* _Given problem_: Copy the lines of the data below exactly, starting at the first and stopping after the line that contains "(5.365,2.53) ellipse [x"; include no pictures.

A block of data
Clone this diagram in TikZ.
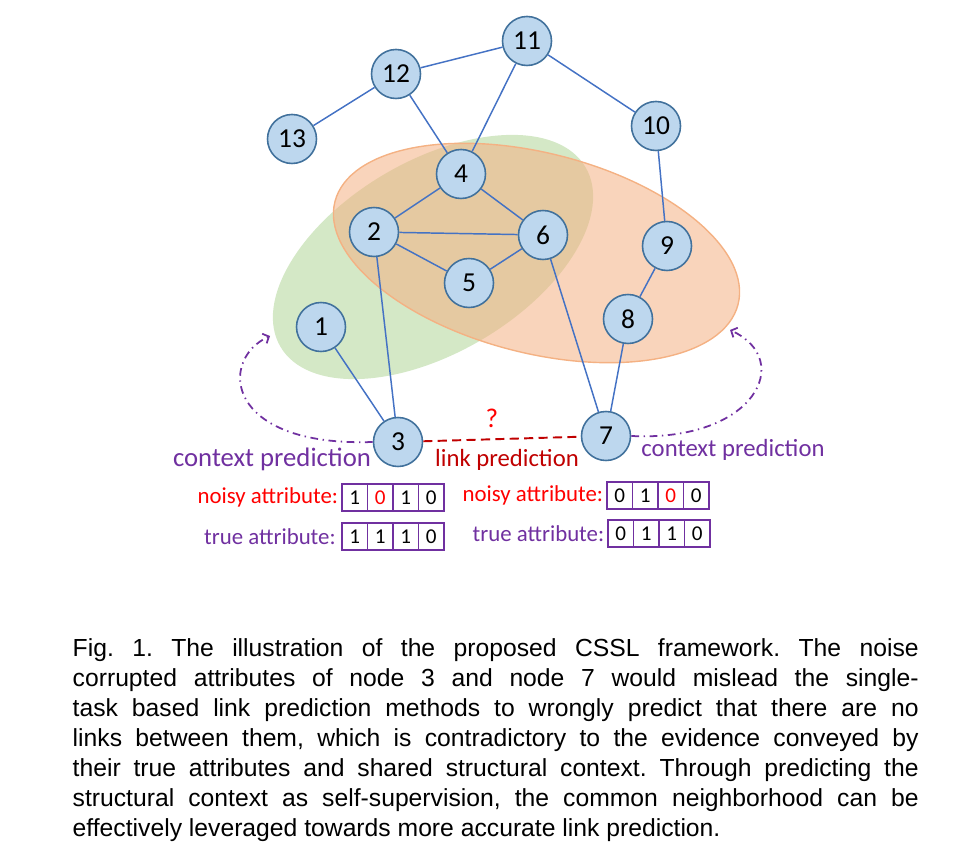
\documentclass[tikz,border=0pt]{standalone}
\usepackage{fontspec}
\setmainfont{Carlito}
\newfontfamily\capfont{Liberation Sans}
\usetikzlibrary{positioning,arrows.meta}

\definecolor{nodefill}{HTML}{BDD7EE}
\definecolor{nodeline}{HTML}{41719C}
\definecolor{edgeblue}{HTML}{4472C4}
\definecolor{ctxpurple}{HTML}{7030A0}
\definecolor{linkred}{HTML}{C00000}
\definecolor{grnfill}{HTML}{A9D18E}
\definecolor{orgfill}{HTML}{F4B183}

% one attribute vector: name, x, y, four digits
\newcommand{\attrrow}[7]{%
  \foreach \d [count=\i] in {#4,#5,#6,#7}
    \node[cell] (#1\i) at ({#2+(\i-1)*0.255},#3) {\d};
}
\newcommand{\capline}[1]{\makebox[8.46cm][s]{#1}}

\begin{document}
\begin{tikzpicture}[
  x=1cm, y=-1cm,
  v/.style={circle, draw=nodeline, fill=nodefill, line width=0.45pt,
    minimum size=0.49cm, inner sep=0pt, font=\fontsize{7.8}{9}\selectfont},
  e/.style={edgeblue, line width=0.42pt},
  cell/.style={draw=ctxpurple, line width=0.4pt, minimum width=0.255cm,
    minimum height=0.27cm, inner sep=0pt, font=\fontsize{6}{7}\selectfont},
  lbl/.style={inner sep=0pt, font=\fontsize{6.5}{7.5}\selectfont},
  ctx/.style={ctxpurple, line width=0.5pt,
    dash pattern=on 2.2pt off 1.3pt on 0.4pt off 1.3pt,
    -{Straight Barb[length=1.4pt, width=3pt]}}
]
\useasboundingbox (0,0) rectangle (9.61,8.52);

% the two context regions
\fill[grnfill, opacity=0.5, rotate around={30.5:(4.33,2.57)}]
  (4.33,2.57) ellipse [x radius=1.77, y radius=0.96];
\filldraw[fill=orgfill, draw=orgfill, fill opacity=0.55, line width=0.4pt,
  rotate around={-14.3:(5.365,2.53)}]
  (5.365,2.53) ellipse [x radius=2.08, y radius=1.00];

% graph
\node[v] (1) at (3.21,3.27) {1};
\node[v] (2) at (3.74,2.32) {2};
\node[v] (3) at (3.98,4.42) {3};
\node[v] (4) at (4.61,1.74) {4};
\node[v] (5) at (4.69,2.83) {5};
\node[v] (6) at (5.43,2.35) {6};
\node[v] (7) at (6.06,4.36) {7};
\node[v] (8) at (6.28,3.19) {8};
\node[v] (9) at (6.67,2.46) {9};
\node[v] (10) at (6.56,1.26) {10};
\node[v] (11) at (5.27,0.41) {11};
\node[v] (12) at (3.96,0.74) {12};
\node[v] (13) at (2.92,1.39) {13};

\foreach \a/\b in {13/12, 12/11, 12/4, 11/4, 11/10, 10/9, 9/8, 8/7,
                   6/7, 4/2, 4/6, 2/6, 2/5, 5/6, 2/3, 1/3}
  \draw[e] (\a) -- (\b);

% link prediction
\draw[linkred, line width=0.55pt, dash pattern=on 2.6pt off 1.5pt] (3) -- (7);
\node[red, inner sep=0pt, font=\fontsize{7.7}{9}\selectfont, anchor=base]
  (qmark) at (4.92,4.28) {?};
\node[linkred, inner sep=0pt, font=\fontsize{7.03}{8}\selectfont, anchor=base]
  (linklbl) at (5.07,4.67) {link prediction};

% context prediction
\coordinate (gtip) at (2.70,3.36);
\coordinate (otip) at (7.30,3.30);
\draw[ctx] (3.west) .. controls (2.25,4.47) and (2.18,3.60) .. (gtip);
\draw[ctx] (7.east) .. controls (7.55,4.42) and (7.95,3.60) .. (otip);
\node[ctxpurple, inner sep=0pt, font=\fontsize{7.6}{9}\selectfont, anchor=base]
  (ctxl) at (2.72,4.67) {context prediction};
\node[ctxpurple, inner sep=0pt, font=\fontsize{7.03}{8}\selectfont, anchor=base]
  (ctxr) at (7.33,4.57) {context prediction};

% attribute vectors
\attrrow{an3}{3.548}{4.975}{1}{\textcolor{red}{0}}{1}{0}
\attrrow{at3}{3.548}{5.365}{1}{1}{1}{0}
\attrrow{an7}{6.198}{4.955}{0}{1}{\textcolor{red}{0}}{0}
\attrrow{at7}{6.208}{5.335}{0}{1}{1}{0}

\node[lbl, red, left=0.025 of an31] (noisy3) {noisy attribute:};
\node[lbl, ctxpurple, left=0.05 of at31] (true3) {true attribute:};
\node[lbl, red, left=0.025 of an71] (noisy7) {noisy attribute:};
\node[lbl, ctxpurple, left=0.025 of at71] (true7) {true attribute:};

% caption
\node[anchor=north west, inner sep=0pt, align=left,
  font=\capfont\fontsize{7.03}{8.54}\selectfont\frenchspacing] (cap) at (0.72,6.38) {%
  \capline{Fig. 1. The illustration of the proposed CSSL framework. The noise}\\
  \capline{corrupted attributes of node 3 and node 7 would mislead the single-}\\
  \capline{task based link prediction methods to wrongly predict that there are no}\\
  \capline{links between them, which is contradictory to the evidence conveyed by}\\
  \capline{their true attributes and shared structural context. Through predicting the}\\
  \capline{structural context as self-supervision, the common neighborhood can be}\\
  effectively leveraged towards more accurate link prediction.};
\end{tikzpicture}
\end{document}
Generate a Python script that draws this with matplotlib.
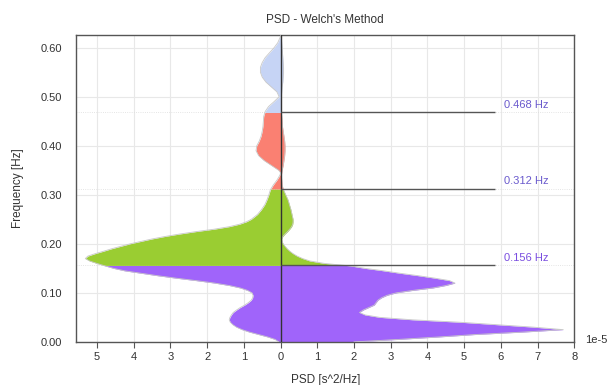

* _Complete output_:
Clone this diagram in TikZ.
\documentclass[tikz,border=0pt]{standalone}
\usepackage{fontspec}
\setmainfont{Carlito}
\newfontfamily\capfont{Liberation Sans}
\usetikzlibrary{positioning,arrows.meta}

\definecolor{nodefill}{HTML}{BDD7EE}
\definecolor{nodeline}{HTML}{41719C}
\definecolor{edgeblue}{HTML}{4472C4}
\definecolor{ctxpurple}{HTML}{7030A0}
\definecolor{linkred}{HTML}{C00000}
\definecolor{grnfill}{HTML}{A9D18E}
\definecolor{orgfill}{HTML}{F4B183}

% one attribute vector: name, x, y, four digits
\newcommand{\attrrow}[7]{%
  \foreach \d [count=\i] in {#4,#5,#6,#7}
    \node[cell] (#1\i) at ({#2+(\i-1)*0.255},#3) {\d};
}
\newcommand{\capline}[1]{\makebox[8.46cm][s]{#1}}

\begin{document}
\begin{tikzpicture}[
  x=1cm, y=-1cm,
  v/.style={circle, draw=nodeline, fill=nodefill, line width=0.45pt,
    minimum size=0.49cm, inner sep=0pt, font=\fontsize{7.8}{9}\selectfont},
  e/.style={edgeblue, line width=0.42pt},
  cell/.style={draw=ctxpurple, line width=0.4pt, minimum width=0.255cm,
    minimum height=0.27cm, inner sep=0pt, font=\fontsize{6}{7}\selectfont},
  lbl/.style={inner sep=0pt, font=\fontsize{6.5}{7.5}\selectfont},
  ctx/.style={ctxpurple, line width=0.5pt,
    dash pattern=on 2.2pt off 1.3pt on 0.4pt off 1.3pt,
    -{Straight Barb[length=1.4pt, width=3pt]}}
]
\useasboundingbox (0,0) rectangle (9.61,8.52);

% the two context regions
\fill[grnfill, opacity=0.5, rotate around={30.5:(4.33,2.57)}]
  (4.33,2.57) ellipse [x radius=1.77, y radius=0.96];
\filldraw[fill=orgfill, draw=orgfill, fill opacity=0.55, line width=0.4pt,
  rotate around={-14.3:(5.365,2.53)}]
  (5.365,2.53) ellipse [x radius=2.08, y radius=1.00];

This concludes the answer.